4. Counter Culture Coffee: Best for Sustainability
Durham, North Carolina's Counter Culture was building farmer relationships and environmental accountability years before "third wave" became a buzzword, and it still publishes annual transparency reports detailing what it pays growers. Its most popular blend, Big Trouble, is a genuine crowd-pleaser, with caramel and dark chocolate notes, a full body, and enough versatility to handle most home brew methods.
Counter Culture suits anyone who cares about how their coffee is grown and doesn't want to sacrifice flavor. The sourcing is serious, and the coffee stays smooth and easy to drink.
5. Kicking Horse Coffee: Best Dark Roast
Kicking Horse is the easiest coffee on this list to find in a regular grocery store, and unlike most grocery coffee, it has kept its standing with serious home brewers. Roasted in the Canadian Rocky Mountains, all of its coffees are certified organic and Fairtrade, and each bag carries genuinely useful tasting notes and brewing guidance.
The flagship Kick Ass blend delivers the smoky, earthy depth that dark-roast loyalists want, with a chocolatey maltiness rather than the burnt bitterness that gives dark roasts a bad name. It's decaf is made with the solvent-free Swiss Water Process.
6. Intelligentsia Coffee: Best for Espresso
Chicago's Intelligentsia, founded in 1995, helped pioneer the direct trade sourcing model that much of the specialty industry now follows. Its Black Cat espresso blend has been a fixture on café bars for decades and translates well to home machines.
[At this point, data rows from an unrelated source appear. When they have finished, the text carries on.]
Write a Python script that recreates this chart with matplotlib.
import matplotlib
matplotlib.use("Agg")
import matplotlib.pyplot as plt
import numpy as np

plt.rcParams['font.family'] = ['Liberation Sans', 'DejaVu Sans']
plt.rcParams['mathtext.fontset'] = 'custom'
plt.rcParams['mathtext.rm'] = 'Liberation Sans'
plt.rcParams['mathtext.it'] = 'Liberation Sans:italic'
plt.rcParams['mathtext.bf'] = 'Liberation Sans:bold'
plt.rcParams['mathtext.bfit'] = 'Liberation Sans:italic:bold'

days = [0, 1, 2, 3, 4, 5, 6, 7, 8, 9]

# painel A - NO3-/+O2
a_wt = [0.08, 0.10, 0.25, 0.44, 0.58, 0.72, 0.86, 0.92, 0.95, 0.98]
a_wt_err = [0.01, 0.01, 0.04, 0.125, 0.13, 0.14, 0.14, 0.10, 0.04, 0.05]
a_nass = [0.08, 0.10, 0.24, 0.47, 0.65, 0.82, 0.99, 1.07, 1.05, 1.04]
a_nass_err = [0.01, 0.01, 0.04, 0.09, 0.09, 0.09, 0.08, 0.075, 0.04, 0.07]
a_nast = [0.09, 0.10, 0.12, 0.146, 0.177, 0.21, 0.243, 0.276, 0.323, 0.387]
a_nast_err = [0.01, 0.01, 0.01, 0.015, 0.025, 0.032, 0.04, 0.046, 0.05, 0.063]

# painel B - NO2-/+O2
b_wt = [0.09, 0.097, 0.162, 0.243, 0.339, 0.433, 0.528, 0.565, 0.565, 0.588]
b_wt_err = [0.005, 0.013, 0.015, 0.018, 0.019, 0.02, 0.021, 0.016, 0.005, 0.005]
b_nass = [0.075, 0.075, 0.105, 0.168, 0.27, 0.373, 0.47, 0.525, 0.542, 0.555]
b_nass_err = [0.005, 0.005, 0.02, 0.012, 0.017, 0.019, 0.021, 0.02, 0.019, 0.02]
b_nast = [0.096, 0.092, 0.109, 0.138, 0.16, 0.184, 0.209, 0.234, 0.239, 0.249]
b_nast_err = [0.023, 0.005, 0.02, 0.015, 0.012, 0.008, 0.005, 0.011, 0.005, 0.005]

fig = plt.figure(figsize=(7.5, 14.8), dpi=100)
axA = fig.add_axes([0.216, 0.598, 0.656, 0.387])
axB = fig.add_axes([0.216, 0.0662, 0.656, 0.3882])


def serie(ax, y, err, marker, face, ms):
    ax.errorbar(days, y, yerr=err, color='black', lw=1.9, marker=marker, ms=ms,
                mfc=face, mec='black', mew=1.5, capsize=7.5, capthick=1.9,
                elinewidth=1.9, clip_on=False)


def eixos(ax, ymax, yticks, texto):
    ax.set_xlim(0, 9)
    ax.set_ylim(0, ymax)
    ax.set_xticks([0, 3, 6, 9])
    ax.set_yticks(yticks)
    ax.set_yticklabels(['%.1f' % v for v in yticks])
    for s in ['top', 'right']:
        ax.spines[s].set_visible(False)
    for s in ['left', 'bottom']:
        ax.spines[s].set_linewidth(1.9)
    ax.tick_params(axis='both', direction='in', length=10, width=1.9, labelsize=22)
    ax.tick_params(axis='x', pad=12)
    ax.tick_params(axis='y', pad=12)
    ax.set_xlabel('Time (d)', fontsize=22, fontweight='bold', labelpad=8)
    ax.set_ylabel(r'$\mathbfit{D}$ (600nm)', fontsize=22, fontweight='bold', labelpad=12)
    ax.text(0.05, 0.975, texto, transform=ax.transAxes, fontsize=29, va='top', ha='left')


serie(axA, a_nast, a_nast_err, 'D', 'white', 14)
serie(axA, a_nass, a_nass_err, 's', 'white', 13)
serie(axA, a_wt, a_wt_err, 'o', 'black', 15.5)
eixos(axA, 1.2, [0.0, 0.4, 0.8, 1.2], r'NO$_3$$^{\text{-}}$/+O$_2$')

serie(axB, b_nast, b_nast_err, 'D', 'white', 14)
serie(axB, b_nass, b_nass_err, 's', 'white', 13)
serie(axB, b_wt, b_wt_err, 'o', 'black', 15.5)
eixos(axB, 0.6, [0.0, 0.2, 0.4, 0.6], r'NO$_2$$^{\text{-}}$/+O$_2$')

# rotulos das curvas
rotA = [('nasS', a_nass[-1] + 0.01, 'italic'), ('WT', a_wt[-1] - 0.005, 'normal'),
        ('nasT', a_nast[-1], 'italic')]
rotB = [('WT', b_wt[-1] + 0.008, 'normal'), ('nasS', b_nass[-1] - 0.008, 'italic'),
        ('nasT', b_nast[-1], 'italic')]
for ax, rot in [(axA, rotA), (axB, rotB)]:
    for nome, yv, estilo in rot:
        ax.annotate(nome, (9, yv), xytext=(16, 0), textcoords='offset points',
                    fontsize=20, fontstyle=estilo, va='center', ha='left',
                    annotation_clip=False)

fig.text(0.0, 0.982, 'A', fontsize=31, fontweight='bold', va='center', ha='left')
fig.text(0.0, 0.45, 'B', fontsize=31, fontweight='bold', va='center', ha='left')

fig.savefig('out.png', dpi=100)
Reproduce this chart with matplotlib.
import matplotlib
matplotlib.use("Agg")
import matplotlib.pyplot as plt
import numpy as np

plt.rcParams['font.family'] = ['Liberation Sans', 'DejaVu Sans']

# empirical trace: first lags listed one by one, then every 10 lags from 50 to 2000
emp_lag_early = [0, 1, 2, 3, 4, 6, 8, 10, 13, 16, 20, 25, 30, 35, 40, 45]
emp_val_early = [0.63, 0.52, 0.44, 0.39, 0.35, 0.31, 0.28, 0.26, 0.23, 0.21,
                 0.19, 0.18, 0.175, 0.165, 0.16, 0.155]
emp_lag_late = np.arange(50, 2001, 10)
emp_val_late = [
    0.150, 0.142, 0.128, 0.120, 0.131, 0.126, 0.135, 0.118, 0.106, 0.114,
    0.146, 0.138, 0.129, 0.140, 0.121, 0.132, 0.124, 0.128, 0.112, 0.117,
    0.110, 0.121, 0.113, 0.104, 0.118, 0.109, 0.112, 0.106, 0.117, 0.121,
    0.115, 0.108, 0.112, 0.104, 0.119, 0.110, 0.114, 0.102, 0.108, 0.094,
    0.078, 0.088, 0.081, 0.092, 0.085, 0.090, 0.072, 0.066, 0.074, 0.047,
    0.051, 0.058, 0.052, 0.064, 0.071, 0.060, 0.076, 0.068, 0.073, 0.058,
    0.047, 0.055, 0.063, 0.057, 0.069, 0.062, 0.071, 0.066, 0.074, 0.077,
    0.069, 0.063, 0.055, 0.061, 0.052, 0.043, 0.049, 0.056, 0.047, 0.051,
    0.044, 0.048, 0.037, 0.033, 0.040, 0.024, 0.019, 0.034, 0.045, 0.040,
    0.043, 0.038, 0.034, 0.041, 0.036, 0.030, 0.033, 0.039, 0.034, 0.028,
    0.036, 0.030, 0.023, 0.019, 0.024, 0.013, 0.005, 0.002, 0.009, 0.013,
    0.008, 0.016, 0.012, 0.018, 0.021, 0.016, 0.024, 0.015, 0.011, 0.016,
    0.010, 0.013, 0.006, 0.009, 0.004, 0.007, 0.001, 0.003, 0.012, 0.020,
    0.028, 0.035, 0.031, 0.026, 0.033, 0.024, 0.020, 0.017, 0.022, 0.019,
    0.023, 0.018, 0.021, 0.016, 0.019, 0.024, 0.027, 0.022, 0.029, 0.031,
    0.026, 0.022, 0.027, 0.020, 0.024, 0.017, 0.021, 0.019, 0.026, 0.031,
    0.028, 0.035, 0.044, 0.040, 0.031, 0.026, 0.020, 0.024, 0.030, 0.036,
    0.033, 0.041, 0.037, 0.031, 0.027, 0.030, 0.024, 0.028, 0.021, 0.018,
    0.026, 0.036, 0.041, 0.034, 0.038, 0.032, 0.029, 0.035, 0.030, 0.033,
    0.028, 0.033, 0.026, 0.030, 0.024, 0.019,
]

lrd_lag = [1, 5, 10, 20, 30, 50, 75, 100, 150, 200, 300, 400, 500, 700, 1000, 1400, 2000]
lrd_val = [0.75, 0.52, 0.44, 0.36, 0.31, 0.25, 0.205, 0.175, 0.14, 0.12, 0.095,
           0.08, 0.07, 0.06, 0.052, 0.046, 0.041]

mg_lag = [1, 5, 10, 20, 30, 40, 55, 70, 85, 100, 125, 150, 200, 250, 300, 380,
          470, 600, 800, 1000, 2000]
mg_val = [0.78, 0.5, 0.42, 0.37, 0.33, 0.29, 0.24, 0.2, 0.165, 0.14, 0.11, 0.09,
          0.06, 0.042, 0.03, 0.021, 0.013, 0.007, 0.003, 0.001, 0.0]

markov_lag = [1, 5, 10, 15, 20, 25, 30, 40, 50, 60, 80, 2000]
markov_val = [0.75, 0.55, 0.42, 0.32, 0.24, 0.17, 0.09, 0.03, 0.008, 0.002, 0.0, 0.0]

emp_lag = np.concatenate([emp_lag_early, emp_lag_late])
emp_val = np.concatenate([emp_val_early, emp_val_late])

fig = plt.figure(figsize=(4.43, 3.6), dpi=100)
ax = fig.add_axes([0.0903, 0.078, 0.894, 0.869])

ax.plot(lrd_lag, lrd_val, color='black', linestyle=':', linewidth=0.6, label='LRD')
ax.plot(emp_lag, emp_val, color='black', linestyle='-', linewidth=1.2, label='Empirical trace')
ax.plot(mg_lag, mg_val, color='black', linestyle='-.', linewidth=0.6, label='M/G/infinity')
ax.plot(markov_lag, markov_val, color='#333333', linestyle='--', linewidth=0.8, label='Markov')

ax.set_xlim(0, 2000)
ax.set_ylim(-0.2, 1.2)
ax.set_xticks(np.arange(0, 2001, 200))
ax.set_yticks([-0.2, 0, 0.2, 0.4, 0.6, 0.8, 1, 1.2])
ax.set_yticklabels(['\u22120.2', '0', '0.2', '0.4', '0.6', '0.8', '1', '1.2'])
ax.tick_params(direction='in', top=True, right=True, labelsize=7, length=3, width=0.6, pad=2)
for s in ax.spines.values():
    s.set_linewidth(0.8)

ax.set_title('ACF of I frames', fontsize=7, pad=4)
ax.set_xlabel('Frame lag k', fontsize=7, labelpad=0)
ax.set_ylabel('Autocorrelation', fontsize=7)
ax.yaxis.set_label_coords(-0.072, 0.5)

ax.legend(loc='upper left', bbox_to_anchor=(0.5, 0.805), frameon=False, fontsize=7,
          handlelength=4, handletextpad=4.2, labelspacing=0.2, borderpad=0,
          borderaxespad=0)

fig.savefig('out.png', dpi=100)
It's a syrupy medium roast with dark chocolate and caramel sweetness, and it pulls a rich, aromatic crema without demanding barista-level skill.
It's also often more accessible than many boutique specialty espresso blends. National Coffee Association data show that espresso-based drinks are the fastest-growing segment of American coffee consumption, with past-week consumption among adults climbing from 40% to 45% since 2022.
7. Death Wish Coffee: Best High-Caffeine Option
Death Wish bills itself as the world's strongest coffee. A name like that usually means flavor was an afterthought, but independent reviewers keep reporting the opposite. It's a smooth, seriously high-caffeine, USDA organic, Fair Trade certified blend of Arabica and Robusta with notes of dark chocolate and black cherry, and far less harshness than the skull on the bag implies.
It's not for the caffeine-sensitive, and it's worth remembering that health research favors moderate coffee intake, not maximum intake. But for veterans who barely feel a regular cup, this is the rare strong coffee that doesn't trade flavor for fuel.
8. Lavazza: Best Widely Available Classic
No honest roundup can ignore Lavazza. The Turin-based roaster has been blending coffee since 1895, and its Super Crema, a medium roast with brown sugar and hazelnut notes, is arguably the default bean of home espresso. It produces generous crema, behaves predictably in machines, and costs a fraction of specialty pricing per pound.
The honest caveat is that it's mass-produced and retail bags generally emphasize best-by dates rather than roast dates, so freshness varies from bag to bag, and seasoned home baristas tend to call it dependable rather than exciting. Think of Lavazza as the gateway. It's a low-risk way to learn your equipment before you move on to the fresher, traceable roasters above.
What to Look for When Buying Whole Bean Coffee
Start with the roast date. Coffee usually peaks after a few days of degassing and drinks best over the following few weeks, so a bag carrying only a "best by" date a year out is hiding its age. Match the roast to your taste rather than your assumptions. Light roasts are bright and fruity, and because the beans are denser, a scoop of light roast can carry slightly more caffeine than a scoop of dark. Medium roasts bring a balance of caramel and chocolate. Dark roasts give you smoky depth and a less acidic taste, which some people find gentler. Store beans in an opaque, airtight container away from heat, because oxygen, light, and moisture are the three enemies of flavor. And grind just before brewing.
Consider buying from the roaster's own site instead of a marketplace whenever you can. Ordering direct gives you a much better chance of fresher stock, since marketplace inventory can sit in a warehouse for months, and the price is often the same.
One more note on labels. Certifications like USDA Organic, Fairtrade, and B Corp are meaningful signals, but they aren't the whole story, because some excellent small farms simply can't afford certification. Brands that publish lab results, trade data, or transparency reports are showing their work, and that's usually the strongest signal of all.
Your Next Bag
A premium bag of whole bean coffee usually costs less per cup than a single café visit, and it gives you something fresher, cleaner, and more carefully made. Start with the brand that matches what you care about most. Purity if health comes first; Stumptown if you want an easy all-rounder; Onyx when you're ready to geek out; Lavazza if you're easing in. You repeat your morning coffee about 365 times a year. It's worth getting right.